■ **Goal of the exercise**
Everything in the listing except the pictures should be written out exactly.

■ **Data shown**
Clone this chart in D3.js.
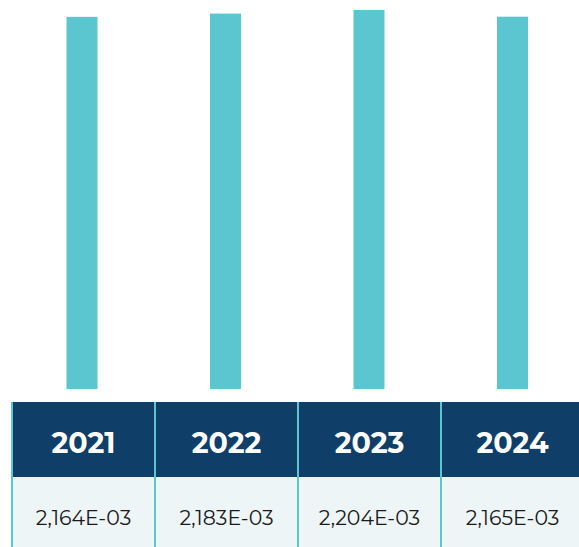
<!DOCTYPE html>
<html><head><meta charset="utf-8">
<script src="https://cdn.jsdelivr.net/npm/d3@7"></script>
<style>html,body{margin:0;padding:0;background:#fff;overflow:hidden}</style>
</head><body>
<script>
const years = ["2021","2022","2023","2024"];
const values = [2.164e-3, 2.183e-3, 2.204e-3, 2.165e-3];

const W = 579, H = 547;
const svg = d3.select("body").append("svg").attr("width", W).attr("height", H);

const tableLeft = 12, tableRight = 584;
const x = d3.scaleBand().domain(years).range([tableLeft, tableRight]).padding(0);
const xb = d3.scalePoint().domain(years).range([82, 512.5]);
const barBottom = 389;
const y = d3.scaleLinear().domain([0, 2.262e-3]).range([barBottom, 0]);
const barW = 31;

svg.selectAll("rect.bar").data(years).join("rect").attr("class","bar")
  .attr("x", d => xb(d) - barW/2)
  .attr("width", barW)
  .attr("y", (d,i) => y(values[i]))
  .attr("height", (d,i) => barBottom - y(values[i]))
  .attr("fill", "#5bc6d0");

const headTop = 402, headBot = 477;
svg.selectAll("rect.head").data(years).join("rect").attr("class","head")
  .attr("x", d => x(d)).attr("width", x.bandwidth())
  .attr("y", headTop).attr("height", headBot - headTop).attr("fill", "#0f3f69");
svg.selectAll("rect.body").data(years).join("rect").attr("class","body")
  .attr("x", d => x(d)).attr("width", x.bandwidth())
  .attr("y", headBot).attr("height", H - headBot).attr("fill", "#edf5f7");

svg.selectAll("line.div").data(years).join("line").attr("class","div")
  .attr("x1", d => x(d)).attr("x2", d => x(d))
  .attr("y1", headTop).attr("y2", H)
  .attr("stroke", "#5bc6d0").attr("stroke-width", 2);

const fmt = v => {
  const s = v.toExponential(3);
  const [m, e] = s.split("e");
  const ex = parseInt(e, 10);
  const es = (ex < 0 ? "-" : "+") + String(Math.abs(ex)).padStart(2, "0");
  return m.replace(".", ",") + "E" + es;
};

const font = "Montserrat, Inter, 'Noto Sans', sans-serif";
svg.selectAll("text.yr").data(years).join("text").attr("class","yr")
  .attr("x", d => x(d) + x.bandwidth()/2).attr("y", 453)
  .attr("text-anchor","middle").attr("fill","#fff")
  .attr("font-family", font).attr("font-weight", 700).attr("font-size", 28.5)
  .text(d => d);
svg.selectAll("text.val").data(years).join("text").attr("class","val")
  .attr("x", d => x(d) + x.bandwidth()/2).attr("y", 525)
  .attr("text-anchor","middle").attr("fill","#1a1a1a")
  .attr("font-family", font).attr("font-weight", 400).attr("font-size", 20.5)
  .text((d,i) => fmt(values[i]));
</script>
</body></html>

■ **Complete answer**
Clone this chart in D3.js.
<!DOCTYPE html>
<html><head><meta charset="utf-8">
<script src="https://cdn.jsdelivr.net/npm/d3@7"></script>
<style>html,body{margin:0;padding:0;background:#fff;overflow:hidden}</style>
</head><body>
<script>
const years = ["2021","2022","2023","2024"];
const values = [2.164e-3, 2.183e-3, 2.204e-3, 2.165e-3];

const W = 579, H = 547;
const svg = d3.select("body").append("svg").attr("width", W).attr("height", H);

const tableLeft = 12, tableRight = 584;
const x = d3.scaleBand().domain(years).range([tableLeft, tableRight]).padding(0);
const xb = d3.scalePoint().domain(years).range([82, 512.5]);
const barBottom = 389;
const y = d3.scaleLinear().domain([0, 2.262e-3]).range([barBottom, 0]);
const barW = 31;

svg.selectAll("rect.bar").data(years).join("rect").attr("class","bar")
  .attr("x", d => xb(d) - barW/2)
  .attr("width", barW)
  .attr("y", (d,i) => y(values[i]))
  .attr("height", (d,i) => barBottom - y(values[i]))
  .attr("fill", "#5bc6d0");

const headTop = 402, headBot = 477;
svg.selectAll("rect.head").data(years).join("rect").attr("class","head")
  .attr("x", d => x(d)).attr("width", x.bandwidth())
  .attr("y", headTop).attr("height", headBot - headTop).attr("fill", "#0f3f69");
svg.selectAll("rect.body").data(years).join("rect").attr("class","body")
  .attr("x", d => x(d)).attr("width", x.bandwidth())
  .attr("y", headBot).attr("height", H - headBot).attr("fill", "#edf5f7");

svg.selectAll("line.div").data(years).join("line").attr("class","div")
  .attr("x1", d => x(d)).attr("x2", d => x(d))
  .attr("y1", headTop).attr("y2", H)
  .attr("stroke", "#5bc6d0").attr("stroke-width", 2);

const fmt = v => {
  const s = v.toExponential(3);
  const [m, e] = s.split("e");
  const ex = parseInt(e, 10);
  const es = (ex < 0 ? "-" : "+") + String(Math.abs(ex)).padStart(2, "0");
  return m.replace(".", ",") + "E" + es;
};

const font = "Montserrat, Inter, 'Noto Sans', sans-serif";
svg.selectAll("text.yr").data(years).join("text").attr("class","yr")
  .attr("x", d => x(d) + x.bandwidth()/2).attr("y", 453)
  .attr("text-anchor","middle").attr("fill","#fff")
  .attr("font-family", font).attr("font-weight", 700).attr("font-size", 28.5)
  .text(d => d);
svg.selectAll("text.val").data(years).join("text").attr("class","val")
  .attr("x", d => x(d) + x.bandwidth()/2).attr("y", 525)
  .attr("text-anchor","middle").attr("fill","#1a1a1a")
  .attr("font-family", font).attr("font-weight", 400).attr("font-size", 20.5)
  .text((d,i) => fmt(values[i]));
</script>
</body></html>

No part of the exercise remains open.